During the 2017 state election campaign, the Queensland Government committed $25 million to a recovery package for the island towards infrastructure projects like power and water connection to the mainland, sewerage treatment, a public jetty, boat ramp and day-use amenities, including public toilets.
Now Ms Jones is calling on Capricornia MP, Michelle Landry to match the funds.
She said a project team was engaged in February and options and costings were being finalised and would be known soon.
"Our funding is not dependent on Federal funding," Ms Jones said.
"While we finalise costings, Russell Robertson (ALP candidate for Capricornia) is lobbying for matching Federal Labor funding in Canberra.
"The difference is Michelle Landry has never bothered to call me once."
Yesterday Ms Landry said she was frustrated by the State Government's claims.
"At the last election, the Member for Keppel said the State Government would put up $25 million for power, water and other infrastructure and that basically won her the election," she said.
"Soon after that they started saying the Federal Government needed to put in.
"We don't even know the cost. There'll need to be a substation at Emu Park; what of the impact on the Great Barrier Reef from dredging for the pipelines?"

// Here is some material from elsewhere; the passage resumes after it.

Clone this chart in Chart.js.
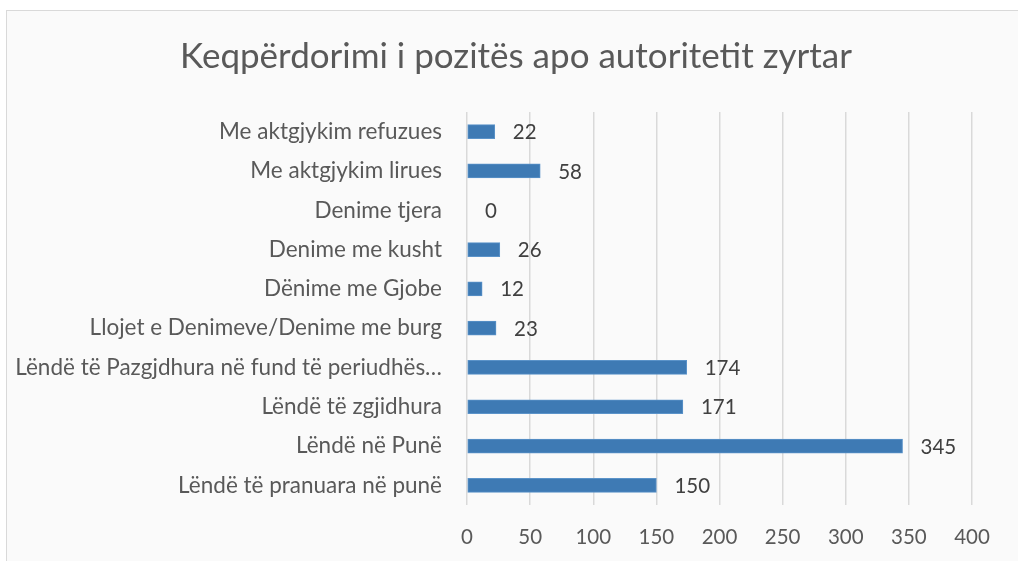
<!DOCTYPE html>
<html>
<head>
<meta charset="utf-8">
<script src="https://cdn.jsdelivr.net/npm/chart.js@4.4.1/dist/chart.umd.min.js"></script>
<style>
  html, body { margin: 0; padding: 0; background: #ffffff; }
  #frame {
    position: absolute; left: 6px; top: 10px; width: 1040px; height: 570px;
    background: #fafafa; border: 1px solid #d9d9d9;
  }
  #wrap { position: absolute; left: 0; top: 0; width: 1018px; height: 561px; }
</style>
</head>
<body>
<div id="frame"></div>
<div id="wrap"><canvas id="chart" width="1018" height="561"></canvas></div>
<script>
// categories top to bottom as in the picture
const categories = [
  'Me aktgjykim refuzues',
  'Me aktgjykim lirues',
  'Denime tjera',
  'Denime me kusht',
  'Dënime me Gjobe',
  'Llojet e Denimeve/Denime me burg',
  'Lëndë të Pazgjdhura në fund të periudhës…',
  'Lëndë të zgjidhura',
  'Lëndë në Punë',
  'Lëndë të pranuara në punë'
];
const values = [22, 58, 0, 26, 12, 23, 174, 171, 345, 150];
const xTicks = [0, 50, 100, 150, 200, 250, 300, 350, 400];

const FONT = 'Lato, "Open Sans", sans-serif';

// draw the value next to each bar
const valueLabels = {
  id: 'valueLabels',
  afterDatasetsDraw(chart) {
    const ctx = chart.ctx;
    const meta = chart.getDatasetMeta(0);
    ctx.save();
    ctx.font = '20.5px ' + FONT;
    ctx.fillStyle = '#404040';
    ctx.textAlign = 'left';
    ctx.textBaseline = 'middle';
    meta.data.forEach((bar, i) => {
      ctx.fillText(String(values[i]), bar.x + 18, bar.y + 1);
    });
    ctx.restore();
  }
};

new Chart(document.getElementById('chart'), {
  type: 'bar',
  data: {
    labels: categories,
    datasets: [{
      data: values,
      backgroundColor: '#3e7ab4',
      borderColor: '#5b93c9',
      borderWidth: 1,
      borderSkipped: false,
      barThickness: 14
    }]
  },
  plugins: [valueLabels],
  options: {
    indexAxis: 'y',
    responsive: false,
    animation: false,
    layout: { padding: { left: 14, right: 0, top: 0, bottom: 0 } },
    plugins: {
      legend: { display: false },
      tooltip: { enabled: false },
      title: {
        display: true,
        text: 'Keqpërdorimi i pozitës apo autoritetit zyrtar',
        color: '#595959',
        font: { family: FONT, size: 35, weight: 'normal' },
        padding: { top: 36, bottom: 34 }
      }
    },
    scales: {
      x: {
        min: 0,
        max: 400,
        afterBuildTicks(axis) { axis.ticks = xTicks.map(v => ({ value: v })); },
        afterFit(axis) { axis.height = 56; },
        grid: { color: '#d9d9d9', lineWidth: 1.5, drawTicks: false },
        border: { display: false },
        ticks: {
          color: '#595959',
          font: { family: FONT, size: 20.5 },
          padding: 20
        }
      },
      y: {
        afterFit(axis) { axis.width = 453; },
        grid: { display: false },
        border: { display: false },
        ticks: {
          color: '#595959',
          font: { family: FONT, size: 22.5 },
          padding: 17,
          autoSkip: false
        }
      },
      // empty right-hand axis, only leaves the blank margin right of the plot
      yRight: {
        type: 'linear',
        position: 'right',
        afterFit(axis) { axis.width = 46; },
        grid: { display: false },
        border: { display: false },
        ticks: { display: false }
      }
    }
  }
});
</script>
</body>
</html>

Subject to due diligence, Singapore-based private company, Wei Chau has committed $800 million to return the island to its former glory, something Ms Jones said "everybody up there wants to see".
Capricorn Enterprise CEO, Mary Carroll has lobbied all levels of government to see partnerships developed with industry on a number of projects.
She said any government funding was welcome for GKI infrastructure.
"We need to ensure any infrastructure built meets the capacity for decades to come. To see the focus and the funding commitment we already have for GKI is extraordinary," she said.
"Most people underestimate how complex and expensive it is to build tourism infrastructure, especially on a Great Barrier Reef island.
"As the landlord, the State Government has stepped up to the plate on this occasion and I believe they are meeting their responsibility."
Ms Carroll said Queensland's tourism industry had to stay ahead of the game in the face of major competitors like Thailand, Indonesia, Fiji and Hawaii.
"Those countries don't have the health and safety laws we have and wages aren't as high," she said.
"The Great Barrier Reef is the most protected reef in the world and tourism developments there are complex and expensive.
"Here we have an investor who has fallen in love with the island and willing to invest $800 million.
"To have government support to assist not just the resort but other existing and potentially new businesses and residents is a once in a generation opportunity."